*Data lines*.
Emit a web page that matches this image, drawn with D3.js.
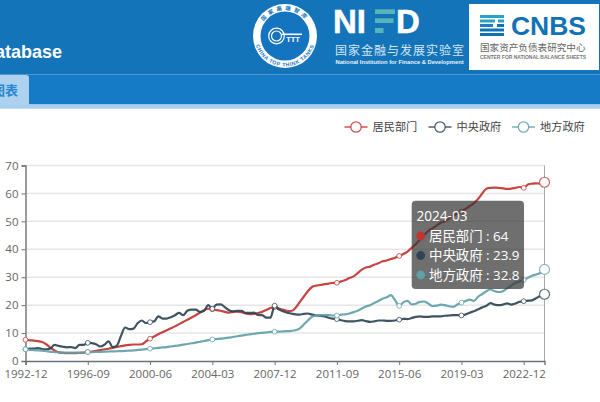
<!DOCTYPE html>
<html><head><meta charset="utf-8">
<script src="https://cdn.jsdelivr.net/npm/d3@7/dist/d3.min.js"></script>
<style>html,body{margin:0;padding:0;background:#fff;overflow:hidden}svg{display:block}</style>
</head><body><svg id="c" width="600" height="402"></svg>
<script>
const categories = ["1992-12","1993-03","1993-06","1993-09","1993-12","1994-03","1994-06","1994-09","1994-12","1995-03","1995-06","1995-09","1995-12","1996-03","1996-06","1996-09","1996-12","1997-03","1997-06","1997-09","1997-12","1998-03","1998-06","1998-09","1998-12","1999-03","1999-06","1999-09","1999-12","2000-03","2000-06","2000-09","2000-12","2001-03","2001-06","2001-09","2001-12","2002-03","2002-06","2002-09","2002-12","2003-03","2003-06","2003-09","2003-12","2004-03","2004-06","2004-09","2004-12","2005-03","2005-06","2005-09","2005-12","2006-03","2006-06","2006-09","2006-12","2007-03","2007-06","2007-09","2007-12","2008-03","2008-06","2008-09","2008-12","2009-03","2009-06","2009-09","2009-12","2010-03","2010-06","2010-09","2010-12","2011-03","2011-06","2011-09","2011-12","2012-03","2012-06","2012-09","2012-12","2013-03","2013-06","2013-09","2013-12","2014-03","2014-06","2014-09","2014-12","2015-03","2015-06","2015-09","2015-12","2016-03","2016-06","2016-09","2016-12","2017-03","2017-06","2017-09","2017-12","2018-03","2018-06","2018-09","2018-12","2019-03","2019-06","2019-09","2019-12","2020-03","2020-06","2020-09","2020-12","2021-03","2021-06","2021-09","2021-12","2022-03","2022-06","2022-09","2022-12","2023-03","2023-06","2023-09","2023-12","2024-03"];
const household = [7.6,7.4,7.3,7.1,6.8,6,4.8,3.8,3.1,2.9,2.8,2.8,2.8,2.9,3,3.2,3.4,3.6,3.9,4.2,4.4,4.7,5,5.3,5.6,5.8,5.9,5.9,6,7,8,8.8,9.6,10.3,11,11.7,12.4,13.2,14,14.8,15.6,16.4,17.3,18.2,18.7,18.5,18.2,18,17.6,17.3,17.6,17.7,17.5,17,16.8,16.9,17.2,17.6,18.3,19,19.3,18.8,18.4,18,17.9,19,21,23,25,26.5,27,27.2,27.5,27.7,28,28,28.5,29,29.7,30.3,31.5,32.7,33.5,33.8,34.5,35,35.7,36,36.5,37,37.6,38.3,39.2,40.5,41.8,43.5,45,46.5,47.5,48.5,49.5,50,51,52,52.8,53.5,54.5,55.5,56.5,58,60,61.7,62,62.1,62,61.8,61.6,61.7,62,62.3,62,63.2,63.5,63.6,63.5,64];
const central = [4.2,4.4,4.4,4.6,4.3,4.2,4.5,5.8,5.4,5.1,4.9,5,4.6,5.8,5.8,6.5,6.4,6,5.2,5.8,7,5,5.5,9,12,11.4,11.6,13.5,14.5,13.6,13.9,14.2,16,15.2,15.2,15.7,16.4,17.2,16.4,18,18.4,18.4,17.6,18,20,18.7,20.2,20.3,19.3,18.2,17.8,18,18,17.2,17.2,17.3,16.5,16.4,15.5,15.5,19.8,18.5,17.8,17.3,17,16.7,16.6,16.9,17,16.6,16.3,16.2,16,15.5,15.2,15,14.6,14.3,14.2,14.2,14.4,14.6,14.3,14,14.2,14.5,14.5,14.4,14.4,14.5,14.8,15.1,15,15.4,15.8,16,15.8,15.8,16,16,16,16.2,16.3,16.4,16.4,16.3,16.7,17.3,17.8,18.5,19.2,19.8,20.7,20.2,20,20.2,20.6,20.2,20.6,21.2,21.4,21.6,21.7,22.5,23.3,23.9];
const local = [4.2,4,3.9,3.8,3.7,3.5,3.3,3.2,3.1,3,3,3,3,3,3.05,3.2,3.2,3.25,3.3,3.35,3.4,3.45,3.5,3.55,3.6,3.7,3.8,3.95,4.1,4.25,4.4,4.55,4.7,4.85,5,5.2,5.4,5.6,5.85,6.1,6.35,6.6,6.9,7.15,7.45,7.7,7.85,8,8.2,8.4,8.6,8.85,9.1,9.35,9.55,9.75,9.95,10.1,10.25,10.4,10.5,10.5,10.6,10.7,10.8,11,11.6,13,14.5,15.8,16.3,16.4,16.4,16.4,16.3,16.3,16.6,16.7,17,17.5,18,18.8,19.5,20,20.8,21.5,22.3,22.8,23.6,21.8,19.7,21,21.5,20.3,20.5,21.2,21.3,20.6,19.7,19.8,20.2,20,19.6,19.4,20.2,20.9,21.5,22,21.5,23,24,25,25.6,25,24.7,25,26,27,28,28.5,29,29.8,30.5,31,31.5,32.8];
const seriesNames = ["居民部门","中央政府","地方政府"];
const seriesValues = [household, central, local];
const seriesColors = ["#c23531","#2f4554","#61a0a8"];
const yTicks = [0,10,20,30,40,50,60,70];
const xTickLabels = ["1992-12","1996-09","2000-06","2004-03","2007-12","2011-09","2015-06","2019-03","2022-12"];
const markerLabels = xTickLabels.concat(["2024-03"]);
const tooltipDate = "2024-03";

const svg = d3.select("#c");
const CJK = '"Noto Sans CJK SC","Noto Sans",sans-serif';
const LAT = '"Open Sans","Noto Sans",sans-serif';

/* page header */
const hdr = svg.append("g");
hdr.append("rect").attr("width",600).attr("height",74.5).attr("fill","#1474b9");
hdr.append("rect").attr("y",74.5).attr("width",600).attr("height",30).attr("fill","#167bc7");
hdr.append("rect").attr("y",104.5).attr("width",600).attr("height",4.2).attr("fill","#a8cfee");
hdr.append("path").attr("d","M0,75H26a3,3 0 0 1 3,3V105H0Z").attr("fill","#add1ef");
hdr.append("text").attr("x",18).attr("y",94.6).attr("text-anchor","end").attr("font-family",CJK).attr("font-weight",700).attr("font-size",13).attr("fill","#2a86d0").text("图表");
hdr.append("text").attr("x",62).attr("y",58).attr("text-anchor","end").attr("font-family",'"Liberation Sans",Arial,sans-serif').attr("font-weight",700).attr("font-size",18).attr("fill","#fff").text("Database");

/* round logo */
const lg = hdr.append("g").attr("transform","translate(285,36)");
lg.append("circle").attr("r",32).attr("fill","#fff");
lg.append("circle").attr("r",24.5).attr("fill","#1474c0");
const defs = svg.append("defs");
defs.append("path").attr("id","arcT").attr("d","M-26,0A26,26 0 0 1 26,0");
defs.append("path").attr("id","arcB").attr("d","M-30.5,0A30.5,30.5 0 0 0 30.5,0");
lg.append("text").attr("font-family",CJK).attr("font-size",5.4).attr("font-weight",700).attr("fill","#1474c0").attr("letter-spacing",3)
  .append("textPath").attr("href","#arcT").attr("startOffset","50%").attr("text-anchor","middle").text("国家高端智库");
lg.append("text").attr("font-family",'"Liberation Sans",sans-serif').attr("font-size",5.2).attr("font-weight",700).attr("letter-spacing",.6).attr("fill","#1474c0")
  .append("textPath").attr("href","#arcB").attr("startOffset","50%").attr("text-anchor","middle").text("CHINA TOP THINK TANKS");
lg.append("circle").attr("cx",-8.5).attr("cy",0).attr("r",7.8).attr("fill","none").attr("stroke","#fff").attr("stroke-width",1.2);
lg.append("circle").attr("cx",-8.5).attr("cy",0).attr("r",5).attr("fill","none").attr("stroke","#fff").attr("stroke-width",1.2);
lg.append("rect").attr("x",-3).attr("y",-2.5).attr("width",20).attr("height",1.6).attr("fill","#fff");
lg.append("text").attr("x",8).attr("y",5.5).attr("text-anchor","middle").attr("font-family",'"Liberation Sans",sans-serif').attr("font-weight",700).attr("font-size",7.5).attr("fill","#fff").text("TTT");

/* NIFD logo */
const nf = hdr.append("g");
nf.append("text").attr("x",333).attr("y",33).attr("font-family",'"Liberation Sans",sans-serif').attr("font-weight",700).attr("font-size",33).attr("fill","#fff").attr("stroke","#fff").attr("stroke-width",.5).text("NI");
[[375,9.3,20,4.7],[375,18.3,18.5,4.7],[375,28,8.5,5]].forEach(b=>{
  nf.append("rect").attr("x",b[0]).attr("y",b[1]).attr("width",b[2]).attr("height",b[3]).attr("fill","#56b5b8");
});
nf.append("text").attr("x",396).attr("y",33).attr("font-family",'"Liberation Sans",sans-serif').attr("font-weight",700).attr("font-size",33).attr("fill","#fff").attr("stroke","#fff").attr("stroke-width",.5).text("D");
nf.append("text").attr("x",335).attr("y",54.5).attr("font-family",CJK).attr("font-size",12).attr("letter-spacing",1).attr("fill","#d4e6f4").text("国家金融与发展实验室");
nf.append("text").attr("x",335.5).attr("y",64).attr("font-family",'"Liberation Sans",sans-serif').attr("font-weight",700).attr("font-size",5.75).attr("fill","#e8f2fa").text("National Institution for Finance & Development");

/* CNBS logo */
const cb = hdr.append("g");
cb.append("rect").attr("x",469).attr("y",4).attr("width",130).attr("height",66).attr("fill","#fff");
[[480,15,24,3,"#27a5c9"],[480,19.5,15,3,"#27a5c9"],[498,19.5,6,3,"#27a5c9"],[480,24,13,3,"#1e80c0"],[497,24,7,3,"#1272b6"],[480,28.5,24,3,"#1272b6"],[480,33,24,3,"#1272b6"]].forEach(b=>{
  cb.append("rect").attr("x",b[0]).attr("y",b[1]).attr("width",b[2]).attr("height",b[3]).attr("fill",b[4]);
});
cb.append("text").attr("x",511).attr("y",35).attr("font-family",'"Liberation Sans",sans-serif').attr("font-weight",700).attr("font-size",25).attr("textLength",75).attr("lengthAdjust","spacingAndGlyphs").attr("fill","#1272b6").text("CNBS");
cb.append("text").attr("x",480).attr("y",51).attr("font-family",CJK).attr("font-size",9.6).attr("fill","#666").text("国家资产负债表研究中心");
cb.append("text").attr("x",480).attr("y",58.5).attr("font-family",'"Liberation Sans",sans-serif').attr("font-weight",700).attr("font-size",5).attr("textLength",106).attr("lengthAdjust","spacingAndGlyphs").attr("fill","#777").text("CENTER FOR NATIONAL BALANCE SHEETS");

/* scales */
const x = d3.scalePoint().domain(categories).range([25.5,544.5]);
const y = d3.scaleLinear().domain([0,70]).range([361,165.5]);

/* split lines */
svg.append("g").selectAll("line").data(yTicks.slice(1)).join("line")
  .attr("x1",25.5).attr("x2",544.5).attr("y1",d=>y(d)).attr("y2",d=>y(d))
  .attr("stroke","#e6e6e6").attr("stroke-width",1.5);

/* pointer */
svg.append("line").attr("x1",x(tooltipDate)).attr("x2",x(tooltipDate)).attr("y1",y(70)).attr("y2",y(0)).attr("stroke","#aaa").attr("stroke-width",1);

/* axes */
const gx = svg.append("g").attr("transform","translate(0,361)")
  .call(d3.axisBottom(x).tickValues(xTickLabels).tickSize(4).tickPadding(5));
const gy = svg.append("g").attr("transform","translate(25.5,0)")
  .call(d3.axisLeft(y).tickValues(yTicks).tickSize(4).tickPadding(3));
[gx,gy].forEach(g=>{
  g.selectAll("path.domain").attr("stroke","#6e7079").attr("stroke-width",1.4);
  g.selectAll(".tick line").attr("stroke","#6e7079").attr("stroke-width",1);
  g.selectAll("text").attr("font-family",LAT).attr("font-size",11.5).attr("fill","#666");
});

/* lines */
const line = d3.line().x((d,i)=>x(categories[i])).y(d=>y(d)).curve(d3.curveMonotoneX);
seriesValues.forEach((vals,k)=>{
  const c = seriesColors[k];
  svg.append("path").datum(vals).attr("d",line).attr("fill","none").attr("stroke",c).attr("stroke-width",2.2).attr("stroke-opacity",.92);
  const pts = markerLabels.map(l=>({l,v:vals[categories.indexOf(l)]}));
  svg.append("g").selectAll("circle").data(pts).join("circle")
    .attr("cx",d=>x(d.l)).attr("cy",d=>y(d.v))
    .attr("r",d=>d.l===tooltipDate?5:2.4)
    .attr("fill","#fff").attr("stroke",c).attr("stroke-opacity",.75)
    .attr("stroke-width",d=>d.l===tooltipDate?1.2:1);
});

/* legend */
const legendX = [356,440,523.5], legendTextX = [372.5,456.5,540];
seriesNames.forEach((n,k)=>{
  const g = svg.append("g");
  g.append("line").attr("x1",legendX[k]-11.5).attr("x2",legendX[k]+11.5).attr("y1",127).attr("y2",127).attr("stroke",seriesColors[k]).attr("stroke-width",1.5).attr("stroke-opacity",.85);
  g.append("circle").attr("cx",legendX[k]).attr("cy",127).attr("r",5.2).attr("fill","#fff").attr("stroke",seriesColors[k]).attr("stroke-width",1.3).attr("stroke-opacity",.85);
  g.append("text").attr("x",legendTextX[k]).attr("y",131).attr("font-family",CJK).attr("font-size",11.2).attr("fill","#444").text(n);
});

/* tooltip */
const tip = svg.append("g");
tip.append("rect").attr("x",411.7).attr("y",200.7).attr("width",112.3).attr("height",88.3).attr("rx",4).attr("fill","rgba(50,50,50,0.7)");
tip.append("text").attr("x",416.5).attr("y",221).attr("font-family",LAT).attr("font-size",13.6).attr("fill","#fff").text(tooltipDate);
const rowY = [236,255.5,275];
seriesNames.forEach((n,k)=>{
  const v = seriesValues[k][categories.indexOf(tooltipDate)];
  tip.append("circle").attr("cx",420.7).attr("cy",rowY[k]).attr("r",4.4).attr("fill",seriesColors[k]);
  tip.append("text").attr("x",429).attr("y",rowY[k]+4.8).attr("font-family",'"Open Sans","Noto Sans CJK SC",sans-serif').attr("font-size",13.4).attr("fill","#fff").text(n+" : "+v);
});
</script></body></html>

*Written instruction*. Show every line of the listing in which the string "page" can be found.

*Response*.
Emit a web page that matches this image, drawn with D3.js.
/* page header */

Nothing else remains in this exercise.